Acoutsina's father was Ouibignaro, a chief of the Inuit. She described Inuit customs and legends to the Europeans.

==Capture==
French ports on the Strait of Belle Isle were established by the early 18th century and they hoped to develop relationships with the local indigenous communities to enhance the fur trade. The commandant at the Baie de Phélypeaux, Augustin Le Gardeur de Courtemanche, met with the Inuit in the fall of 1716 and convinced them to return the following spring to trade furs. The Inuit returned the following May and camped near the fort. Courtemanche tried to extort the indigenous group, threatening to shoot at them, so the Inuit retreated to their boats and shot arrows at the French. The French grabbed a boat and pulled four people from the boat, including Acoutsina.

==Captivity==
Acoutsina was kept at the fort as deterrence against Indigenous attacks. One month after her capture, de Courtemanche died and his stepson, Brouague, took over the commandant position for the fort. Acoutsina was placed under the care of Courtemanche's wife, and Acoutsina later recounted to other Inuit that she was always near Madame Courtemanche, who protected Acoutsina from harm. Acoutsina taught her language to Brouague and was tasked with domestic work. Information about Acoutsina is found in letters written by Brouague. He wrote that Acoutsina desired to return to her family in 1718.

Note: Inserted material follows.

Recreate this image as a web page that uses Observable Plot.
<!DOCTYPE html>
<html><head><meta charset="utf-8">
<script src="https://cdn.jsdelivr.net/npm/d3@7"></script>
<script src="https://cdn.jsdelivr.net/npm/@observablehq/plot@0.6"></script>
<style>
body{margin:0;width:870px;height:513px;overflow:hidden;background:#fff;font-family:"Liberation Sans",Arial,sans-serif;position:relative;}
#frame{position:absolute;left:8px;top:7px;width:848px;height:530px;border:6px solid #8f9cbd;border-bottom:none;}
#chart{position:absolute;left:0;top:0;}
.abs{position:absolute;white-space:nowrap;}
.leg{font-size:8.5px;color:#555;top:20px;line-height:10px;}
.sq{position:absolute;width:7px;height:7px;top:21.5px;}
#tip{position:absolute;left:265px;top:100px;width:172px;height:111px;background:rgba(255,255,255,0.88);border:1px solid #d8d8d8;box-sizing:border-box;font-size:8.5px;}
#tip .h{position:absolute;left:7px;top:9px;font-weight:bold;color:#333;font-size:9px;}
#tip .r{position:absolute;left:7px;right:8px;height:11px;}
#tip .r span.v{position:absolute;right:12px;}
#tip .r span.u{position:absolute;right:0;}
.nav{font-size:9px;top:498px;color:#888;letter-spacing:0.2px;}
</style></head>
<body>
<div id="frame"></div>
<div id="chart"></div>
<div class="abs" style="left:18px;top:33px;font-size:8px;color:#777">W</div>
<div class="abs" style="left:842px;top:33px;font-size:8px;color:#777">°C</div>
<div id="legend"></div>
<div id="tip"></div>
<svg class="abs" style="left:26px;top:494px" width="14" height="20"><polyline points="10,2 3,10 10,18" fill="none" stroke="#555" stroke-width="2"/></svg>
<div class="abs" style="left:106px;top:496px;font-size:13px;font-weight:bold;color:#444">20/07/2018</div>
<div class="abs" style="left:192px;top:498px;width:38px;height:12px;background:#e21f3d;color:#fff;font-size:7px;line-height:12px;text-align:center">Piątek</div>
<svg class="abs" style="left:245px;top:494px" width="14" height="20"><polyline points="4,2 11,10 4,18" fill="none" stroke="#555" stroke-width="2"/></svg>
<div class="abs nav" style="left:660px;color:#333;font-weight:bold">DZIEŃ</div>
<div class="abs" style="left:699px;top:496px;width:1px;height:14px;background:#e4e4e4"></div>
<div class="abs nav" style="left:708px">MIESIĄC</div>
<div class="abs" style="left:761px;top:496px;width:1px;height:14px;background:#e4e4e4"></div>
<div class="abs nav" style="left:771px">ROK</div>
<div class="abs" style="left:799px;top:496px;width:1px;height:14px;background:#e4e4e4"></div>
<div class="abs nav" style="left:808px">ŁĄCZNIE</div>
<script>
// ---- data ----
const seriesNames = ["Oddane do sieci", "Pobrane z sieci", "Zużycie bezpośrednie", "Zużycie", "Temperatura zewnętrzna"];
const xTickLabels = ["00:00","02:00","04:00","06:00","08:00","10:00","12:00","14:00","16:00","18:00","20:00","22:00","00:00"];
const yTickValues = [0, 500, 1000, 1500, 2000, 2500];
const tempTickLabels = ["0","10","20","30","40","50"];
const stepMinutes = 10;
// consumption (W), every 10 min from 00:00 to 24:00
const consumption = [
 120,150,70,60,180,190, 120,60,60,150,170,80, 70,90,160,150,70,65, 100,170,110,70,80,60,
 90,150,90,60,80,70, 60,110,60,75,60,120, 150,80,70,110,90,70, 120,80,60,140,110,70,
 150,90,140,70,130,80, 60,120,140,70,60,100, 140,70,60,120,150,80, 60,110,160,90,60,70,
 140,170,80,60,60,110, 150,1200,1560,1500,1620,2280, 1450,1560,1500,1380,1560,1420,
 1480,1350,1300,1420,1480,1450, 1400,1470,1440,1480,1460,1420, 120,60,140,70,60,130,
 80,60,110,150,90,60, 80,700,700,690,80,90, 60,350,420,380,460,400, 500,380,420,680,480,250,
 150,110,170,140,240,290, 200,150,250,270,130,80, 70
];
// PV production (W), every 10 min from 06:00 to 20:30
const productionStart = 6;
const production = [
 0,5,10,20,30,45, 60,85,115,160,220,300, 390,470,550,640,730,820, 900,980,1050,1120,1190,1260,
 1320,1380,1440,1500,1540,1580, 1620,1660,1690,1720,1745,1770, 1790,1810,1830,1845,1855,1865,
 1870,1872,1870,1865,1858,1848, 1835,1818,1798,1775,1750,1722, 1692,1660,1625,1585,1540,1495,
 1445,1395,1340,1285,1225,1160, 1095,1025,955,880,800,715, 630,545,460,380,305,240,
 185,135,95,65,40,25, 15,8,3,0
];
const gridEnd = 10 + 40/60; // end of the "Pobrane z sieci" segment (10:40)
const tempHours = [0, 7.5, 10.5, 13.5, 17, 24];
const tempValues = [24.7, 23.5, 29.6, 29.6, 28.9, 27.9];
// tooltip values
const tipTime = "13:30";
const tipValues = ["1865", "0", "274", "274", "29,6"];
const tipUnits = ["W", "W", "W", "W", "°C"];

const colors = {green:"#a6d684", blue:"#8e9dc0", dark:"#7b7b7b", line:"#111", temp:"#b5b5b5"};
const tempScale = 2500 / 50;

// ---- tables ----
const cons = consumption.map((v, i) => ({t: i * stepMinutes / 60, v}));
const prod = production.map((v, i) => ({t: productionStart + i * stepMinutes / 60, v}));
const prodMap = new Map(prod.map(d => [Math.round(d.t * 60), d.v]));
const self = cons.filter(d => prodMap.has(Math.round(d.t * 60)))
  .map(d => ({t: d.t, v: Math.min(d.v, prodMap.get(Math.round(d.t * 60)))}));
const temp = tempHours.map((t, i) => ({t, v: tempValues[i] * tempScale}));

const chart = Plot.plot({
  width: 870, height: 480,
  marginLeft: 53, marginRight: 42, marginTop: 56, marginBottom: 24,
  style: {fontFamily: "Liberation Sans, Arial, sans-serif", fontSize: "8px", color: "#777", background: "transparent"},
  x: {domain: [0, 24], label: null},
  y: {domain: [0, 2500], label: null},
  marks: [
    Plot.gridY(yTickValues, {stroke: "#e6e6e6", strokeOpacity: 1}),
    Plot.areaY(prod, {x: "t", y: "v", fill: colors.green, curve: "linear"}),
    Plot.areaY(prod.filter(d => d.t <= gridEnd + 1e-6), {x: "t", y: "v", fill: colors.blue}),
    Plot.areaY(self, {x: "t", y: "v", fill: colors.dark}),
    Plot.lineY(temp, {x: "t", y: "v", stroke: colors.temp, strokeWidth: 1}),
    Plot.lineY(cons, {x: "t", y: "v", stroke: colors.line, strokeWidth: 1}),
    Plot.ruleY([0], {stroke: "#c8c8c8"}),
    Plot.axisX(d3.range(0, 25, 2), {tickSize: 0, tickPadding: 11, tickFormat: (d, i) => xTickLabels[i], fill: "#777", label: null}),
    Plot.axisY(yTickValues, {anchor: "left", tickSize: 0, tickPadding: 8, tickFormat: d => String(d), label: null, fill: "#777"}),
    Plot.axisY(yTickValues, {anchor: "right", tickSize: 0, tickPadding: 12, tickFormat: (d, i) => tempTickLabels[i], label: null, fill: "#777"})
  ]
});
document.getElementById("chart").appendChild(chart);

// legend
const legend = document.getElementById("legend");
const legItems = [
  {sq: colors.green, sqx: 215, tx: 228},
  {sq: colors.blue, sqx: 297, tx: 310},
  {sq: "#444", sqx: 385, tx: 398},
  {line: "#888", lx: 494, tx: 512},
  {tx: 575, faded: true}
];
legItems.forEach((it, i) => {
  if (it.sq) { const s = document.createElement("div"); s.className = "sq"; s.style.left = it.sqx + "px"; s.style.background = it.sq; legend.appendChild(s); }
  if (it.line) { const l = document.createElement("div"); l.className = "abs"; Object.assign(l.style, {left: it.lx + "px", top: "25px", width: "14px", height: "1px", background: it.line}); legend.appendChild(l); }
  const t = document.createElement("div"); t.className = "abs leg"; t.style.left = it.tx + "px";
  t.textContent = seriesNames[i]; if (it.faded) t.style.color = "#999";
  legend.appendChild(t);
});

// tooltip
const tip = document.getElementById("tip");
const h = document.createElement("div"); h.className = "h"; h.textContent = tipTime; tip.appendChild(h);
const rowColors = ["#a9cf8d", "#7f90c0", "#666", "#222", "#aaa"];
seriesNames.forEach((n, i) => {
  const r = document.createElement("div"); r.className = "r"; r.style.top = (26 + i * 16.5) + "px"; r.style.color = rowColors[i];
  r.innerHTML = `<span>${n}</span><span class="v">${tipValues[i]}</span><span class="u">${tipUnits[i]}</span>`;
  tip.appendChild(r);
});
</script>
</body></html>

While living in the port Acoutsina learned some French and described Inuit traditions, mythology, and legends. She also described how Europeans integrated into the Inuit group, including a shipwrecked sailor that the Inuit called "good old Nicolas".

==Release==
In September 1719, Inuit came to Île aux Bois. Brouague went to meet with them and brought Acoutsina with him. After the meeting, Ouibignaro, who was Acoutsina's father, and 30 Inuit travelled with Brouague and Acoutsina back to the fort to attend a feast. In the fort, Acoutsina demonstrated aspects of the Catholic mass for the indigenous people. Ouibignaro asked that Acoutsina and the other girl who was captured with Acoutsina to be returned to their fellow Inuit; Brouague obliged. Acoutsina was given gifts and food from Madame Courtmanche.

Another Inuk chief, Camerlique, declared that Acoutsina and the French household should be killed. Acoutsina was distressed over this declaration and she was reassured that this would not happen. Instead, the Inuit promised not to stop burning the French fishermen's ships. The fort's chaplain gave Acoutsina a book so that she could demonstrate her knowledge of the French language to her people. She departed with the indigenous people, and there are no further records of her.

==Legacy==
After leaving, Acoutsina and the Inuit did not return to the French fort and continued to destroy French boats.

Records of Acoutsina's statements have allowed historians to analyse the diplomatic relationship between Inuit and Europeans in the sixteenth century.